Bruce and George called an emergency meeting of the Board of Directors on May 8. Five of the nine Board members were able to attend this meeting; the remainder did not attend and did not submit proxies. Bruce described the terms of the Mesa deal, and indicated that he thought it was an excellent offer and would be in the best interests of the corporation. One director asked if there had been any other offers; Bruce's response was "nothing worth mentioning." One Board member left during Bruce's presentation, indicating that he had to pick up his daughter from day care. He said that whatever the others wanted to do was fine with him. The remaining members of the Board debated for fifteen minutes, considered no written documentation and voted unanimously to approve the merger.

Bruce and George then prepared a proxy solicitation seeking shareholder approval of the merger. They described the deal as the "best available offer" for the company's stock and a "once- in-a-lifetime opportunity" for the shareholders. The proxy solicitation indicated that "the business of the corporation would continue unchanged after the merger," and that there would be "no effect" on the company's "leadership, salaries, product lines or employees."

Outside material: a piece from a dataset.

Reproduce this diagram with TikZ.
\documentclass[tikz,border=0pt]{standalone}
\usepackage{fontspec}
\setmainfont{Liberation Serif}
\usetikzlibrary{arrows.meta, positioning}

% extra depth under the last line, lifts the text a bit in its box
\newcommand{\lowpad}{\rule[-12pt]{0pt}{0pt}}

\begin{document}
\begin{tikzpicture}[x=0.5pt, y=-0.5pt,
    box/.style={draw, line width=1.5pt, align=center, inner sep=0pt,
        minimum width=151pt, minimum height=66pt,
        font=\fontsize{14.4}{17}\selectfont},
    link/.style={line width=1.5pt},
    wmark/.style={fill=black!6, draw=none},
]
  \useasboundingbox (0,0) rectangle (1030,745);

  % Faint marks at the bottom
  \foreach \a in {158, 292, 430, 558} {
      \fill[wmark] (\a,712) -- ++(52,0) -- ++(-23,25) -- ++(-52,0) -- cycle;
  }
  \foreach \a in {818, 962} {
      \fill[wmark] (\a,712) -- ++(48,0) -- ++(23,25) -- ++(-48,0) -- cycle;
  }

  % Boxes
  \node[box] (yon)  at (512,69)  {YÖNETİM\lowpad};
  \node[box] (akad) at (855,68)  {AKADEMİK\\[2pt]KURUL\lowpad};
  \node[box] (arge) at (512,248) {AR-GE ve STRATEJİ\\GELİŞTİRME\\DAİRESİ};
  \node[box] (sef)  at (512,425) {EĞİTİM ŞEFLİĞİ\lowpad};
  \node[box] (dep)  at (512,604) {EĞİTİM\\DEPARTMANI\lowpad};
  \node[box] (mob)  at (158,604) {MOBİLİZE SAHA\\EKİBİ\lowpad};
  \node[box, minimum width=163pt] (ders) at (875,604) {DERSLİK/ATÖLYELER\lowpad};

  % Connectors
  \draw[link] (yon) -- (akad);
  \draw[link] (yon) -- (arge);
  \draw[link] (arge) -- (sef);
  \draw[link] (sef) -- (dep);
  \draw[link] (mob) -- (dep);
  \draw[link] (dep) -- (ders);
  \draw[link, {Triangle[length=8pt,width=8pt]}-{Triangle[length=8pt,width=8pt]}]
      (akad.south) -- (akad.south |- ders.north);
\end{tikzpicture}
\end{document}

At this point, Sir James decided to take his case directly to the public and to the shareholders of F-V Enterprises. He prepared a press release, announcing his interest in the company and indicating the share price he had been willing to pay. He told a reporter from the Wall Street Journal that the offer was "still open." He then prepared his own proxy solicitation, indicating that he was willing to pay $70/ share for F-V Enterprise stock, and indicating his willingness to make a tender offer for 51% of the corporation's outstanding stock. He accurately described his intentions regarding the corporation's future direction after his takeover. Sir James submitted his proxy solicitation to Bruce and George, indicating that they should include it with whatever proxy solicitation they intended to distribute to their shareholders.

Bruce and George sent out their own proxy solicitation on May 10. They did not include Sir James' proposal. While Sir James' press release was noted by a few shareholders, the majority of F-V's shareholders relied on the proxy solicitation materials and voted to approve the Mesa offer.

The Mesa deal was finalized on July 3. The New York Stock Exchange suspended trading in F-V and Mesa stock for 48 hours, to stabilize trading. To celebrate the deal, Bruce and George went out to dinner at the Beagle and discussed their futures. "I've cashed in," said Bruce. "Half my stock options were exercised just before the market closed. I'll cash in the rest as soon as the market opens up, when the stock hits its peak. No more 8 a.m. classes for us, George!"

"Can we do that?" asked George? "Who's to stop us?" queried Bruce. "After all, we're lifetime consultants!" The following morning, Pickens fired both George and Bruce, and refused to honor their consultancy agreements. That same day, a group of disgruntled shareholders filed a derivative suit, naming Mesa, F-V Enterprises, F-V's Board of Directors, George and Bruce as defendants. No demand was made upon the corporation prior to filing this action. Sherry Young also filed suit, seeking to enforce the terms of her lease agreement.

Discuss the probable bases of these law suits, their chances for success and the type of relief that may be available. You should also discuss any other potential liability that George, Bruce, Mesa, F-V Enterprises or F-V's Directors might encounter.